------ Source material ------

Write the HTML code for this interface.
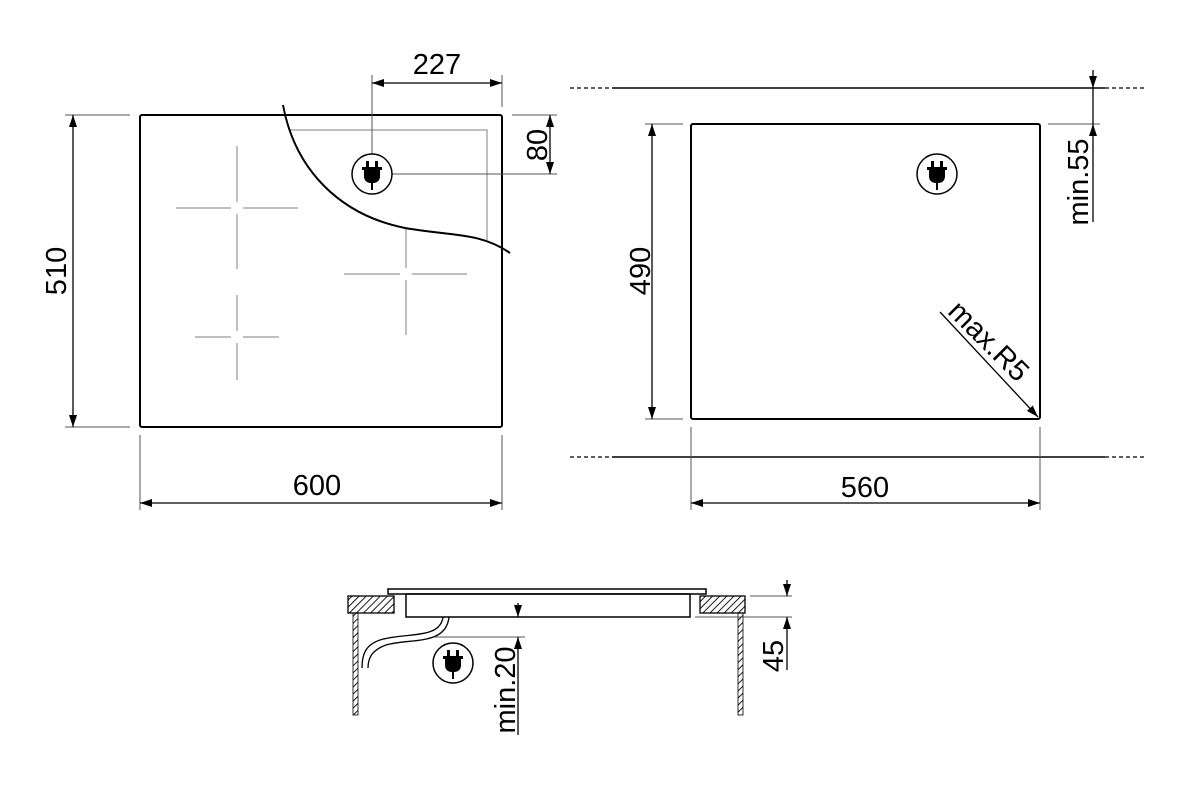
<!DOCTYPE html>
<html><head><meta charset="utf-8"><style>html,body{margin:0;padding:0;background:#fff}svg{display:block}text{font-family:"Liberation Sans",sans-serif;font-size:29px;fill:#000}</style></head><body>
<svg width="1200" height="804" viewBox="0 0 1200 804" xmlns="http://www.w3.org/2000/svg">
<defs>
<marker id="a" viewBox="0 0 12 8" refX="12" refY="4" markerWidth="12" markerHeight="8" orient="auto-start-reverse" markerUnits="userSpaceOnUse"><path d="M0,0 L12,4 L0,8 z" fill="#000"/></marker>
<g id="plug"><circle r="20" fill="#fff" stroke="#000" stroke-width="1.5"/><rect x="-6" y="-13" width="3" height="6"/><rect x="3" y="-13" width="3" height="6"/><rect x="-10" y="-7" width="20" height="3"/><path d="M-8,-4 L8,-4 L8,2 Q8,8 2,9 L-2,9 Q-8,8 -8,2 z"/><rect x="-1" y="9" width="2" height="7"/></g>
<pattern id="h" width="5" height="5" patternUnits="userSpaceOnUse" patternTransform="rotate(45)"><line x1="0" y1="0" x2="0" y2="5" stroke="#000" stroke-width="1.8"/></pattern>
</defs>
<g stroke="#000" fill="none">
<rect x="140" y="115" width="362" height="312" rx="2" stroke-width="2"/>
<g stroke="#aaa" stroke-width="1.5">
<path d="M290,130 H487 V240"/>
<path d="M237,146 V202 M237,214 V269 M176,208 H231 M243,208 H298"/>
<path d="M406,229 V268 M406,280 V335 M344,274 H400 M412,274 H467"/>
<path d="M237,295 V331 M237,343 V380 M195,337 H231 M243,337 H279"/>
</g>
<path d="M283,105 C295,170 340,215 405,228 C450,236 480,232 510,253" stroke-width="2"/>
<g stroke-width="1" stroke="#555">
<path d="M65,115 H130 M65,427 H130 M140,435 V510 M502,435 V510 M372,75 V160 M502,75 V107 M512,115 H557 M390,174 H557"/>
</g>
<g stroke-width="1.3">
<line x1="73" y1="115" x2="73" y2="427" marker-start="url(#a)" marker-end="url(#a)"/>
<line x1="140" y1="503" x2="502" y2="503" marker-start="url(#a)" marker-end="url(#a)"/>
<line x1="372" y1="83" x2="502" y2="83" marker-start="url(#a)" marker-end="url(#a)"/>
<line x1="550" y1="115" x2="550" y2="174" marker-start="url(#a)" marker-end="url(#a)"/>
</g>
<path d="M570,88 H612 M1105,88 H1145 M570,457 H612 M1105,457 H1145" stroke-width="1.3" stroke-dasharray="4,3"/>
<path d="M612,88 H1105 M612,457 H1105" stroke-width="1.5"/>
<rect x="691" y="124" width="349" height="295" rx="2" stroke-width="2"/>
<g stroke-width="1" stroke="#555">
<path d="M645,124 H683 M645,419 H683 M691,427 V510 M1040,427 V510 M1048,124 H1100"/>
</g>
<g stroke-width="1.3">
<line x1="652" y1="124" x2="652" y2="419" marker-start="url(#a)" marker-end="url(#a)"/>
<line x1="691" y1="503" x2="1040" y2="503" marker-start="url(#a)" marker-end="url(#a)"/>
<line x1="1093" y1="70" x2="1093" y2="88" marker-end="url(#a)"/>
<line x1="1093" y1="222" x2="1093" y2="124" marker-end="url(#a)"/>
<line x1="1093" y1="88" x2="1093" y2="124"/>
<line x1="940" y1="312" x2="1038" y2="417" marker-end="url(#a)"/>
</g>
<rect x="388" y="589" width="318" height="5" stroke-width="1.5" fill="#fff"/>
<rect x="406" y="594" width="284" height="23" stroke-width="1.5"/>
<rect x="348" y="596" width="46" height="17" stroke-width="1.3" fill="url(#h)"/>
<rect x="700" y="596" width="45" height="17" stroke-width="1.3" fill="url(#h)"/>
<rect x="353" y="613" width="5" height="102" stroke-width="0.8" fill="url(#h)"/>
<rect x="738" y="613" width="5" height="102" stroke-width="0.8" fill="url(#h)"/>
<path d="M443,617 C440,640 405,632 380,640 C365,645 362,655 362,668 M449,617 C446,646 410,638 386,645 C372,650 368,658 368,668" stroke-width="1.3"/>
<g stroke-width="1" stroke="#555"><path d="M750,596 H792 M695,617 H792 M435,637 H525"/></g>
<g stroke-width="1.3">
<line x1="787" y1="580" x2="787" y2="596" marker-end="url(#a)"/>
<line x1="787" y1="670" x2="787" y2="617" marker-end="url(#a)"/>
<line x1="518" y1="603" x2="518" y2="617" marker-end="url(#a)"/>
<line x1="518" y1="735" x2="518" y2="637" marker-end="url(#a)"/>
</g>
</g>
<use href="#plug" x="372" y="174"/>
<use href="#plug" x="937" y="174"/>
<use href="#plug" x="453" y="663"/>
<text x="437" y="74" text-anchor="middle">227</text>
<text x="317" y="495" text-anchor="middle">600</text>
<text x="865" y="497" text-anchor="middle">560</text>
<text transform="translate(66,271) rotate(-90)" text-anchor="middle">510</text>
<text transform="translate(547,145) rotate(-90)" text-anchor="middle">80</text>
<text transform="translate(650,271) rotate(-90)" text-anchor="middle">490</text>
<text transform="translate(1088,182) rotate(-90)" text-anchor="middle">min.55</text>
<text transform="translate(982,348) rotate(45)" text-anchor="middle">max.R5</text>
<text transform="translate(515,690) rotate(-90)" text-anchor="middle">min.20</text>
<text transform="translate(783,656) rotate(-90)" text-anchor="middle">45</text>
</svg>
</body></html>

------

> **What is required**
Reproduce the data word for word, excluding its pictures.

> **Correct response**
Write the HTML code for this interface.
<!DOCTYPE html>
<html><head><meta charset="utf-8"><style>html,body{margin:0;padding:0;background:#fff}svg{display:block}text{font-family:"Liberation Sans",sans-serif;font-size:29px;fill:#000}</style></head><body>
<svg width="1200" height="804" viewBox="0 0 1200 804" xmlns="http://www.w3.org/2000/svg">
<defs>
<marker id="a" viewBox="0 0 12 8" refX="12" refY="4" markerWidth="12" markerHeight="8" orient="auto-start-reverse" markerUnits="userSpaceOnUse"><path d="M0,0 L12,4 L0,8 z" fill="#000"/></marker>
<g id="plug"><circle r="20" fill="#fff" stroke="#000" stroke-width="1.5"/><rect x="-6" y="-13" width="3" height="6"/><rect x="3" y="-13" width="3" height="6"/><rect x="-10" y="-7" width="20" height="3"/><path d="M-8,-4 L8,-4 L8,2 Q8,8 2,9 L-2,9 Q-8,8 -8,2 z"/><rect x="-1" y="9" width="2" height="7"/></g>
<pattern id="h" width="5" height="5" patternUnits="userSpaceOnUse" patternTransform="rotate(45)"><line x1="0" y1="0" x2="0" y2="5" stroke="#000" stroke-width="1.8"/></pattern>
</defs>
<g stroke="#000" fill="none">
<rect x="140" y="115" width="362" height="312" rx="2" stroke-width="2"/>
<g stroke="#aaa" stroke-width="1.5">
<path d="M290,130 H487 V240"/>
<path d="M237,146 V202 M237,214 V269 M176,208 H231 M243,208 H298"/>
<path d="M406,229 V268 M406,280 V335 M344,274 H400 M412,274 H467"/>
<path d="M237,295 V331 M237,343 V380 M195,337 H231 M243,337 H279"/>
</g>
<path d="M283,105 C295,170 340,215 405,228 C450,236 480,232 510,253" stroke-width="2"/>
<g stroke-width="1" stroke="#555">
<path d="M65,115 H130 M65,427 H130 M140,435 V510 M502,435 V510 M372,75 V160 M502,75 V107 M512,115 H557 M390,174 H557"/>
</g>
<g stroke-width="1.3">
<line x1="73" y1="115" x2="73" y2="427" marker-start="url(#a)" marker-end="url(#a)"/>
<line x1="140" y1="503" x2="502" y2="503" marker-start="url(#a)" marker-end="url(#a)"/>
<line x1="372" y1="83" x2="502" y2="83" marker-start="url(#a)" marker-end="url(#a)"/>
<line x1="550" y1="115" x2="550" y2="174" marker-start="url(#a)" marker-end="url(#a)"/>
</g>
<path d="M570,88 H612 M1105,88 H1145 M570,457 H612 M1105,457 H1145" stroke-width="1.3" stroke-dasharray="4,3"/>
<path d="M612,88 H1105 M612,457 H1105" stroke-width="1.5"/>
<rect x="691" y="124" width="349" height="295" rx="2" stroke-width="2"/>
<g stroke-width="1" stroke="#555">
<path d="M645,124 H683 M645,419 H683 M691,427 V510 M1040,427 V510 M1048,124 H1100"/>
</g>
<g stroke-width="1.3">
<line x1="652" y1="124" x2="652" y2="419" marker-start="url(#a)" marker-end="url(#a)"/>
<line x1="691" y1="503" x2="1040" y2="503" marker-start="url(#a)" marker-end="url(#a)"/>
<line x1="1093" y1="70" x2="1093" y2="88" marker-end="url(#a)"/>
<line x1="1093" y1="222" x2="1093" y2="124" marker-end="url(#a)"/>
<line x1="1093" y1="88" x2="1093" y2="124"/>
<line x1="940" y1="312" x2="1038" y2="417" marker-end="url(#a)"/>
</g>
<rect x="388" y="589" width="318" height="5" stroke-width="1.5" fill="#fff"/>
<rect x="406" y="594" width="284" height="23" stroke-width="1.5"/>
<rect x="348" y="596" width="46" height="17" stroke-width="1.3" fill="url(#h)"/>
<rect x="700" y="596" width="45" height="17" stroke-width="1.3" fill="url(#h)"/>
<rect x="353" y="613" width="5" height="102" stroke-width="0.8" fill="url(#h)"/>
<rect x="738" y="613" width="5" height="102" stroke-width="0.8" fill="url(#h)"/>
<path d="M443,617 C440,640 405,632 380,640 C365,645 362,655 362,668 M449,617 C446,646 410,638 386,645 C372,650 368,658 368,668" stroke-width="1.3"/>
<g stroke-width="1" stroke="#555"><path d="M750,596 H792 M695,617 H792 M435,637 H525"/></g>
<g stroke-width="1.3">
<line x1="787" y1="580" x2="787" y2="596" marker-end="url(#a)"/>
<line x1="787" y1="670" x2="787" y2="617" marker-end="url(#a)"/>
<line x1="518" y1="603" x2="518" y2="617" marker-end="url(#a)"/>
<line x1="518" y1="735" x2="518" y2="637" marker-end="url(#a)"/>
</g>
</g>
<use href="#plug" x="372" y="174"/>
<use href="#plug" x="937" y="174"/>
<use href="#plug" x="453" y="663"/>
<text x="437" y="74" text-anchor="middle">227</text>
<text x="317" y="495" text-anchor="middle">600</text>
<text x="865" y="497" text-anchor="middle">560</text>
<text transform="translate(66,271) rotate(-90)" text-anchor="middle">510</text>
<text transform="translate(547,145) rotate(-90)" text-anchor="middle">80</text>
<text transform="translate(650,271) rotate(-90)" text-anchor="middle">490</text>
<text transform="translate(1088,182) rotate(-90)" text-anchor="middle">min.55</text>
<text transform="translate(982,348) rotate(45)" text-anchor="middle">max.R5</text>
<text transform="translate(515,690) rotate(-90)" text-anchor="middle">min.20</text>
<text transform="translate(783,656) rotate(-90)" text-anchor="middle">45</text>
</svg>
</body></html>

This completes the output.